As any fan of the TV series “Sherlock” or “Dexter” knows, a lack of empathy is a hallmark of psychopathy.

However, as researchers Jean Decety, Laurie R. Skelly and Kent A. Kiehl explain in their study published in the Journal of the American Medical Association, the neural processes associated with empathetic processing have not been directly examined in the mental condition, especially in regards to perceiving others’ pain and distress.

That is, until now.

In a case-control study, 80 incarcerated men classified on the Hare Psychopathy Checklist-Revised as having high, medium or low levels of psychopathy were scanned on the grounds of a correctional facility using the Mind Research Network’s mobile 1.50-T magnetic resonance imaging system.

The participants were shown depictions of people being harmed as well as facial expressions of pain while the researchers measured their brain activation patterns.
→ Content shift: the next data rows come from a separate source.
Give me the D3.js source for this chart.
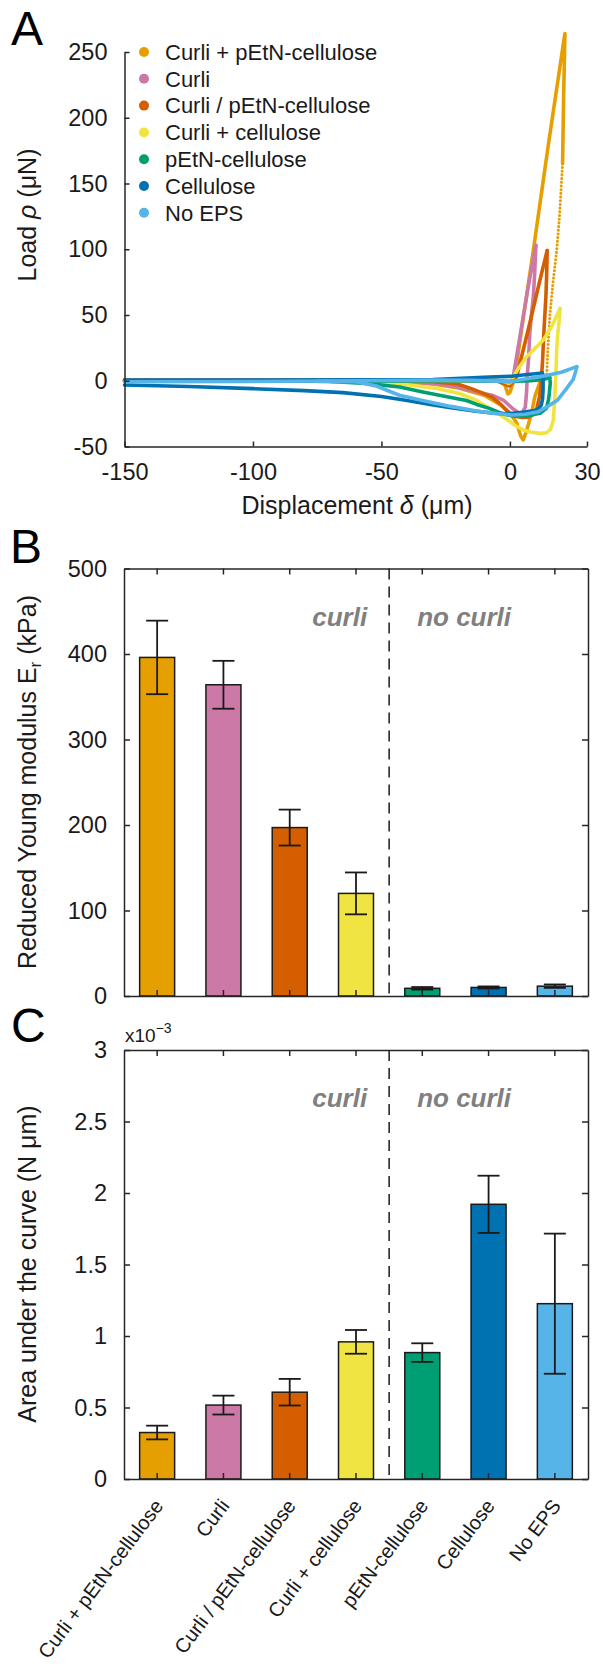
<!DOCTYPE html>
<html>
<head>
<meta charset="utf-8">
<script src="https://cdn.jsdelivr.net/npm/d3@7"></script>
<style>
body{margin:0;background:#ffffff;}
svg{display:block;}
</style>
</head>
<body>
<svg id="fig" width="603" height="1673"></svg>
<script>

//strains, in plotting order
var groups = ["Curli + pEtN-cellulose", "Curli", "Curli / pEtN-cellulose", "Curli + cellulose", "pEtN-cellulose", "Cellulose", "No EPS"];
var colours = ["#E69F00", "#CC79A7", "#D55E00", "#F0E442", "#009E73", "#0072B2", "#56B4E9"];

//panel B: reduced Young modulus (kPa), mean and error
var modulus = [396, 364, 197, 120, 9, 10, 11.5];
var modulusErr = [43, 28, 21, 24.5, 1.5, 1.2, 2];

//panel C: area under the curve (x10^-3 N um)
var area = [0.325, 0.517, 0.607, 0.959, 0.884, 1.921, 1.226];
var areaErr = [0.048, 0.066, 0.093, 0.083, 0.065, 0.2, 0.49];

//tick values
var aTicksX = [-150, -100, -50, 0, 30];
var aTicksY = [-50, 0, 50, 100, 150, 200, 250];
var bTicks = [0, 100, 200, 300, 400, 500];
var cTicks = [0, 0.5, 1, 1.5, 2, 2.5, 3];
var cTickLabels = ["0", "0.5", "1", "1.5", "2", "2.5", "3"];

//panel A: load-displacement loops [displacement um, load uN]
//approach + loading, then unloading + retraction
var curliPetnLoad = [[-150,0.8],[-100,0.8],[-60,0.8],[-20,0.6],[-5,0.3],[-2,-3],[-0.8,-10],[0,-9],[0.8,-4],[1.7,0],[5,45],[9.1,99],[15,180],[21.4,264],[20.9,215],[20.5,165]];
var curliPetnFast = [[20.5,165],[19.3,125],[18.2,99],[16.8,75],[15.6,51],[14.8,25],[14.3,3]];
var curliPetnRetract = [[14.3,3],[11.7,-1],[9.7,-12],[8.4,-24.7],[6.5,-38],[5.2,-45],[4.2,-42],[2.6,-32],[0,-24.5],[-3.9,-18],[-10,-11],[-20,-5.5],[-30,-2.5],[-45,-0.5],[-60,0.3]];

var curliLoad = [[-150,0.3],[-60,0.3],[-20,0.3],[-3,0],[-1,-3],[0,-2],[1.3,3],[4,35],[7,70],[10.1,103]];
var curliRetract = [[10.1,103],[9.6,80],[9.1,64],[7.8,38],[7.2,15],[6.7,3],[6.5,-8],[6,-20],[4.8,-24],[3.5,-24.5],[1,-21],[-2.4,-15],[-7,-11],[-12.9,-8.5],[-20,-5],[-27.9,-2.5],[-40,-0.8],[-60,0]];

var slashLoad = [[-150,0],[-20,0],[-5,0],[-1.5,-3],[0,-4],[1,-1],[2.6,3],[7.1,38.6],[11.7,76.7],[14.5,99]];
var slashRetract = [[14.5,99],[14.3,80],[14,64],[13.3,40],[12.7,15],[12.3,3],[12,-5],[11.5,-12],[10.5,-21],[9.4,-25.4],[7,-27.8],[4.8,-28],[2,-27],[0.2,-25.4],[-3.7,-17.7],[-7,-12.5],[-11.3,-8.9],[-15,-6],[-20.4,-2.5],[-30,-0.8],[-45,0]];

var curliCellLoad = [[-150,0],[-20,0],[-3,0],[-0.5,-2],[0.5,-1],[1.3,3],[3.5,10],[6.5,18.3],[10,25],[13,31],[16.5,42],[19.5,55]];
var curliCellRetract = [[19.5,55],[19.3,48],[18.6,35],[18.2,23.4],[17.9,5],[17.5,-12],[16.9,-30],[15.8,-37],[14.3,-39.5],[11.7,-40],[8,-39],[5.2,-37.4],[2,-34],[0,-31],[-4.5,-25],[-9.1,-19.7],[-14,-14],[-20,-9.5],[-28,-6],[-40,-3],[-56,-1.2],[-75,-0.3]];

var petnLoad = [[-150,-0.3],[-60,-0.3],[-20,0],[0,-0.5],[8,0],[13,1],[15.5,2.5]];
var petnRetract = [[15.5,2.5],[15.7,-1.8],[15.3,-10],[15,-14.6],[14.2,-21],[11.7,-24.7],[7.2,-26.4],[1.3,-26.8],[-3,-25],[-8,-21],[-12.9,-18],[-16.9,-15],[-25,-12],[-33.9,-8.5],[-42.9,-4.8],[-56,-2],[-70,-0.5]];

var cellLoad = [[-150,0.5],[-100,0.5],[-50,0.8],[-30,1],[-18.9,1.9],[-8,2.8],[0.6,3.4],[6,4.5],[12.6,5.9]];
var cellRetract = [[12.6,5.9],[12.9,4.6],[12.9,-1],[12.9,-6.8],[12.7,-14],[12.2,-18.5],[11,-21.5],[9.6,-22.7],[5,-24],[0,-25],[-6,-24.7],[-14,-23],[-23,-20.5],[-31,-18],[-40,-15],[-50,-12],[-65,-9],[-80,-7.5],[-100,-6],[-125,-4.4],[-150,-3.2]];

var noEpsLoad = [[-150,-0.8],[-100,-0.6],[-60,0],[-30,0.5],[-15,0.3],[-5,-0.3],[0,-0.7],[6,1.3],[12.8,3.5],[20,6.5],[26,10.7]];
var noEpsRetract = [[26,10.7],[25.6,7],[24.6,1],[22,-6],[18.6,-14.6],[14.3,-20],[11.1,-23.5],[6,-25.5],[0.6,-26],[-5,-25],[-13,-23],[-23,-19.5],[-34,-15],[-43,-11],[-52,-4],[-60,-0.8],[-75,-0.5]];

var curves = [
	{solid:[curliPetnLoad, curliPetnRetract], dotted:[curliPetnFast]},
	{solid:[curliLoad, curliRetract], dotted:[]},
	{solid:[slashLoad, slashRetract], dotted:[]},
	{solid:[curliCellLoad, curliCellRetract], dotted:[]},
	{solid:[petnLoad, petnRetract], dotted:[]},
	{solid:[cellLoad, cellRetract], dotted:[]},
	{solid:[noEpsLoad, noEpsRetract], dotted:[]}
];

var font = "'Liberation Sans', Arial, Helvetica, sans-serif";
var ink = "#1a1a1a";
var axisInk = "#262626";

var svg = d3.select("#fig").attr("font-family", font);

function styleAxis(g, fs){
	g.attr("font-family", font).attr("font-size", fs);
	g.select(".domain").attr("stroke", axisInk).attr("stroke-width", 1.5);
	g.selectAll(".tick line").attr("stroke", axisInk).attr("stroke-width", 1.5);
	g.selectAll(".tick text").attr("fill", ink);
}

function panelLetter(letter, x, y){
	svg.append("text").attr("x", x).attr("y", y).text(letter)
	   .style("font-size", "48px").attr("fill", "#000");
}

/* ---------------- panel A ---------------- */
var xA = d3.scaleLinear().domain([-150, 30]).range([124.5, 587]);
var yA = d3.scaleLinear().domain([-50, 250]).range([446.5, 52]);

var lineA = d3.line().x(function(d){return xA(d[0])}).y(function(d){return yA(d[1])}).curve(d3.curveLinear);

var gA = svg.append("g");

curves.forEach(function(c, i){
	c.solid.forEach(function(seg){
		gA.append("path").datum(seg).attr("d", lineA)
		  .attr("fill", "none").attr("stroke", colours[i])
		  .attr("stroke-width", 3.6).attr("stroke-linejoin", "round").attr("stroke-linecap", "round");
	});
	c.dotted.forEach(function(seg){
		gA.append("path").datum(seg).attr("d", lineA)
		  .attr("fill", "none").attr("stroke", colours[i])
		  .attr("stroke-width", 3).attr("stroke-dasharray", "0.1,3.6").attr("stroke-linecap", "round");
	});
});

var axAx = gA.append("g").attr("transform", "translate(0," + yA(-50) + ")")
	.call(d3.axisBottom(xA).tickValues(aTicksX).tickSizeInner(-5).tickSizeOuter(0).tickPadding(17)
		.tickFormat(function(d){return String(d)}));
styleAxis(axAx, 23.5);

var axAy = gA.append("g").attr("transform", "translate(" + xA(-150) + ",0)")
	.call(d3.axisLeft(yA).tickValues(aTicksY).tickSizeInner(-5).tickSizeOuter(0).tickPadding(17)
		.tickFormat(function(d){return String(d)}));
styleAxis(axAy, 23.5);

//legend
var leg = gA.append("g").selectAll("g").data(groups).enter().append("g")
	.attr("transform", function(d, i){return "translate(144," + (52 + i*26.8) + ")"});
leg.append("circle").attr("r", 5).attr("fill", function(d, i){return colours[i]});
leg.append("text").attr("x", 21).attr("dy", "0.35em").text(function(d){return d})
   .style("font-size", "22px").attr("fill", ink);

//axis titles
var tA = gA.append("text").attr("transform", "translate(36,215) rotate(-90)")
	.attr("text-anchor", "middle").style("font-size", "25px").attr("fill", ink);
tA.append("tspan").text("Load ");
tA.append("tspan").text("ρ").style("font-style", "italic");
tA.append("tspan").text(" (μN)");

var tAx = gA.append("text").attr("x", 357).attr("y", 514)
	.attr("text-anchor", "middle").style("font-size", "25px").attr("fill", ink);
tAx.append("tspan").text("Displacement ");
tAx.append("tspan").text("δ").style("font-style", "italic");
tAx.append("tspan").text(" (μm)");

panelLetter("A", 11, 45);

/* ---------------- bar panels ---------------- */
var xBar = d3.scaleBand().domain(groups).range([124, 588]).paddingInner(0.472).paddingOuter(0.236);

function barPanel(o){
	var y = d3.scaleLinear().domain(o.domain).range([o.bottom, o.top]);
	var g = svg.append("g");
	var bw = xBar.bandwidth();

	g.selectAll("rect.bar").data(groups).enter().append("rect").classed("bar", true)
	 .attr("x", function(d){return xBar(d)})
	 .attr("width", bw)
	 .attr("y", function(d, i){return y(o.values[i])})
	 .attr("height", function(d, i){return y(0) - y(o.values[i])})
	 .attr("fill", function(d, i){return colours[i]})
	 .attr("stroke", ink).attr("stroke-width", 1.5);

	//error bars
	var eb = g.selectAll("g.err").data(groups).enter().append("g").classed("err", true)
	 .attr("transform", function(d){return "translate(" + (xBar(d) + bw/2) + ",0)"});
	eb.append("line").attr("x1", 0).attr("x2", 0)
	  .attr("y1", function(d, i){return y(o.values[i] - o.errs[i])})
	  .attr("y2", function(d, i){return y(o.values[i] + o.errs[i])});
	eb.append("line").attr("x1", -11).attr("x2", 11)
	  .attr("y1", function(d, i){return y(o.values[i] + o.errs[i])})
	  .attr("y2", function(d, i){return y(o.values[i] + o.errs[i])});
	eb.append("line").attr("x1", -11).attr("x2", 11)
	  .attr("y1", function(d, i){return y(o.values[i] - o.errs[i])})
	  .attr("y2", function(d, i){return y(o.values[i] - o.errs[i])});
	eb.selectAll("line").attr("stroke", ink).attr("stroke-width", 1.8);

	//divider between curli and no curli strains
	var xd = (xBar(groups[3]) + xBar(groups[4]) + bw)/2;
	g.append("line").attr("x1", xd).attr("x2", xd).attr("y1", o.top).attr("y2", o.bottom)
	 .attr("stroke", ink).attr("stroke-width", 1.5).attr("stroke-dasharray", "11,7");

	g.append("text").attr("x", xd - 22).attr("y", o.top + 57).attr("text-anchor", "end")
	 .text("curli").style("font-size", "26px").style("font-weight", "bold").style("font-style", "italic").attr("fill", "#808080");
	g.append("text").attr("x", xd + 28).attr("y", o.top + 57).attr("text-anchor", "start")
	 .text("no curli").style("font-size", "26px").style("font-weight", "bold").style("font-style", "italic").attr("fill", "#808080");

	//box axes
	var left = g.append("g").attr("transform", "translate(124,0)")
		.call(d3.axisLeft(y).tickValues(o.ticks).tickSizeInner(-6).tickSizeOuter(0).tickPadding(17)
			.tickFormat(function(d, i){return o.tickLabels[i]}));
	styleAxis(left, 23.5);
	var right = g.append("g").attr("transform", "translate(588,0)")
		.call(d3.axisRight(y).tickValues(o.ticks).tickSizeInner(-6).tickSizeOuter(0).tickFormat(""));
	styleAxis(right, 10);
	var topAx = g.append("g").attr("transform", "translate(0," + o.top + ")")
		.call(d3.axisTop(xBar).tickSizeInner(-6).tickSizeOuter(0).tickFormat(""));
	styleAxis(topAx, 10);
	var botAx = g.append("g").attr("transform", "translate(0," + o.bottom + ")")
		.call(d3.axisBottom(xBar).tickSizeInner(-6).tickSizeOuter(0).tickFormat(""));
	styleAxis(botAx, 10);

	return {g:g, y:y};
}

var B = barPanel({top:568.5, bottom:996, domain:[0, 500], values:modulus, errs:modulusErr,
	ticks:bTicks, tickLabels:bTicks.map(String)});

var tB = svg.append("text").attr("transform", "translate(36,782) rotate(-90)")
	.attr("text-anchor", "middle").style("font-size", "25px").attr("fill", ink);
tB.append("tspan").text("Reduced Young modulus E");
tB.append("tspan").text("r").style("font-size", "17px").attr("dy", 5);
tB.append("tspan").text(" (kPa)").attr("dy", -5);

panelLetter("B", 10, 563);

var C = barPanel({top:1050, bottom:1479, domain:[0, 3], values:area, errs:areaErr,
	ticks:cTicks, tickLabels:cTickLabels});

//rotated category labels
C.g.selectAll("text.cat").data(groups).enter().append("text").classed("cat", true)
	.attr("transform", function(d){return "translate(" + (xBar(d) + xBar.bandwidth()/2 + 7) + "," + (1479 + 27) + ") rotate(-53)"})
	.attr("text-anchor", "end").text(function(d){return d})
	.style("font-size", "20px").attr("fill", ink);

var exp = svg.append("text").attr("x", 125).attr("y", 1042).style("font-size", "19px").attr("fill", ink);
exp.append("tspan").text("x10");
exp.append("tspan").text("−3").style("font-size", "14px").attr("dy", -9);

var tC = svg.append("text").attr("transform", "translate(36,1264) rotate(-90)")
	.attr("text-anchor", "middle").style("font-size", "25px").attr("fill", ink)
	.text("Area under the curve (N μm)");

panelLetter("C", 11, 1042);

</script>
</body>
</html>
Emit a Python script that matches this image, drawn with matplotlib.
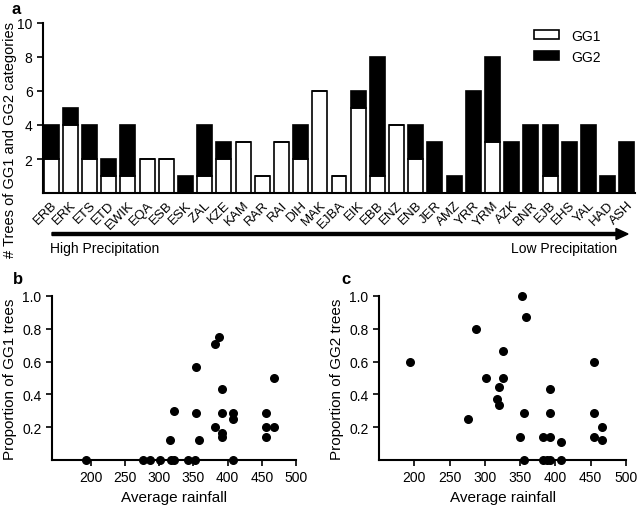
import numpy as np
import matplotlib
matplotlib.use("Agg")
import matplotlib.pyplot as plt

plt.rcParams['font.family'] = ['Liberation Sans', 'DejaVu Sans']

# panel a
sites = ["ERB", "ERK", "ETS", "ETD", "EWIK", "EQA", "ESB", "ESK", "ZAL", "KZE",
         "KAM", "RAR", "RAI", "DIH", "MAK", "EJBA", "EIK", "EBB", "ENZ", "ENB",
         "JER", "AMZ", "YRR", "YRM", "AZK", "BNR", "EJB", "EHS", "YAL", "HAD", "ASH"]
gg1 = [2, 4, 2, 1, 1, 2, 2, 0, 1, 2, 3, 1, 3, 2, 6, 1, 5, 1, 4, 2,
       0, 0, 0, 3, 0, 0, 1, 0, 0, 0, 0]
gg2 = [2, 1, 2, 1, 3, 0, 0, 1, 3, 1, 0, 0, 0, 2, 0, 0, 1, 7, 0, 2,
       3, 1, 6, 5, 3, 4, 3, 3, 4, 1, 3]

# panel b: rainfall vs proportion GG1
rain_b = [193, 276, 287, 301, 315, 317, 322, 322, 342, 352, 354, 354, 358,
          382, 382, 388, 391, 391, 391, 391, 408, 408, 408, 456, 456, 456, 468, 468]
prop_gg1 = [0, 0, 0, 0, 0.125, 0, 0, 0.3, 0, 0, 0.57, 0.286, 0.125,
            0.71, 0.2, 0.75, 0.43, 0.286, 0.167, 0.143, 0.286, 0.25, 0, 0.286, 0.2, 0.143, 0.5, 0.2]

# panel c: rainfall vs proportion GG2
rain_c = [194, 276, 287, 301, 317, 320, 320, 325, 325, 350, 353, 359, 356, 356,
          382, 382, 388, 392, 392, 392, 392, 408, 408, 455, 455, 455, 466, 466]
prop_gg2 = [0.6, 0.25, 0.8, 0.5, 0.375, 0.444, 0.333, 0.667, 0.5, 0.143, 1.0, 0.875, 0.286, 0,
            0.143, 0, 0, 0.143, 0.286, 0.43, 0, 0.11, 0, 0.6, 0.286, 0.143, 0.2, 0.125]

W, H = 638, 506
fig = plt.figure(figsize=(W / 100, H / 100), dpi=100)

def box(l, t, r, b):
    return [l / W, 1 - b / H, (r - l) / W, (b - t) / H]

# ---- a ----
ax = fig.add_axes(box(43, 24, 635, 194))
x = np.arange(len(sites))
ax.bar(x, gg1, width=0.78, color='white', edgecolor='black', linewidth=1.2, label='GG1')
ax.bar(x, gg2, width=0.78, bottom=gg1, color='black', edgecolor='black', linewidth=1.2, label='GG2')
ax.set_xlim(-0.42, len(sites) - 0.58)
ax.set_ylim(0, 10)
ax.set_yticks([2, 4, 6, 8, 10])
ax.set_xticks(x)
ax.set_xticklabels(sites, rotation=45, ha='right', rotation_mode='anchor', fontsize=9.5)
ax.tick_params(axis='x', length=0, pad=4)
ax.tick_params(axis='y', labelsize=10, width=1.2, length=4)
for s in ['top', 'right']:
    ax.spines[s].set_visible(False)
for s in ['left', 'bottom']:
    ax.spines[s].set_linewidth(1.5)
ax.set_ylabel('# Trees of GG1 and GG2 categories', fontsize=10.5)
# label sits lower than the axes centre, as in the figure
ax.yaxis.set_label_coords((17 - 43) / 592, (194 - 140) / 170)
leg = ax.legend(loc='upper left', bbox_to_anchor=(478 / 592, 1.04), frameon=False, fontsize=10,
                handlelength=1.8, handleheight=0.6, labelspacing=0.5, handletextpad=0.9)

fig.text(12 / W, 1 - 9 / H, 'a', fontsize=12, fontweight='bold', va='center')

# precipitation arrow
ya = 1 - 235 / H
fig.add_artist(matplotlib.patches.FancyArrow(52 / W, ya, (616 - 52) / W, 0, width=3.0 / H,
                                             head_width=11 / H, head_length=12 / W,
                                             length_includes_head=False, color='black',
                                             transform=fig.transFigure))
fig.text(50 / W, 1 - 249 / H, 'High Precipitation', fontsize=10, va='center')
fig.text(617 / W, 1 - 249 / H, 'Low Precipitation', fontsize=10, va='center', ha='right')

# ---- b, c ----
def scatter_panel(rect, xs, ys, ylabel, xmin, letter, lx):
    a = fig.add_axes(rect)
    a.scatter(xs, ys, s=30, color='black', clip_on=False, zorder=3)
    a.set_xlim(xmin, 500)
    a.set_ylim(0, 1.0)
    a.set_xticks([200, 250, 300, 350, 400, 450, 500])
    a.set_yticks([0.2, 0.4, 0.6, 0.8, 1.0])
    a.set_yticklabels(['0.2', '0.4', '0.6', '0.8', '1.0'])
    a.tick_params(labelsize=10, width=1.2, length=4)
    for s in ['top', 'right']:
        a.spines[s].set_visible(False)
    for s in ['left', 'bottom']:
        a.spines[s].set_linewidth(1.5)
    a.set_xlabel('Average rainfall', fontsize=11)
    a.set_ylabel(ylabel, fontsize=11)
    fig.text(lx / W, 1 - 280 / H, letter, fontsize=12, fontweight='bold', va='center')
    return a

scatter_panel(box(52, 297, 296, 461), rain_b, prop_gg1, 'Proportion of GG1 trees', 143, 'b', 13)
scatter_panel(box(379, 297, 626, 461), rain_c, prop_gg2, 'Proportion of GG2 trees', 150, 'c', 341)

plt.savefig('out.png', dpi=100)
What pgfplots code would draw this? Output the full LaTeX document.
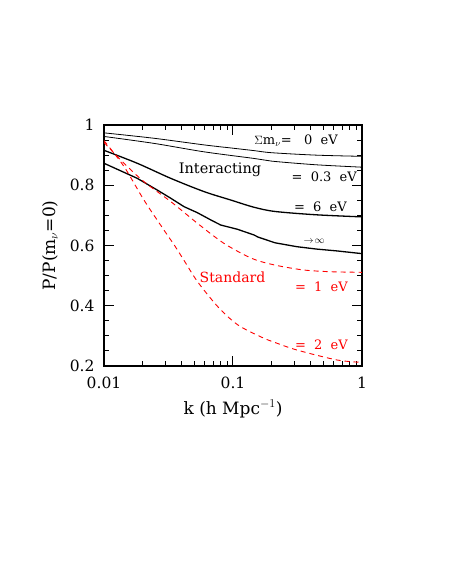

What they found was telling.

“In response to pain and distress cues expressed by others, individuals with psychopathy exhibit deficits in the ventromedial prefrontal cortex and orbitofrontal cortex regardless of stimulus type and display selective impairment in processing facial cues of distress in regions associated with cognitive mentalizing,” the researchers wrote.

Knowing this, the team said, can only help to better inform intervention programs.

The study, while the first to examine the difference in brain activation in relation to empathy, is not the first to examine the difference between psychopathic and non-psychopathic brains.

Last year, researchers based at King’s College London’s Institute of Psychiatry found that psychopathic individuals actually had less grey matter in the areas of the brain important for understanding other peoples’ emotions.

This distinguishing characteristic, Essi Viding, a professor in psychology and language at University College London, told Reuters, offers “weighty new evidence” as to the importance of distinguishing psychopathic and non-psychopathic individuals from one another, especially in terms of prosecution within the justice system as it raises the strength of the former’s group claim on insanity.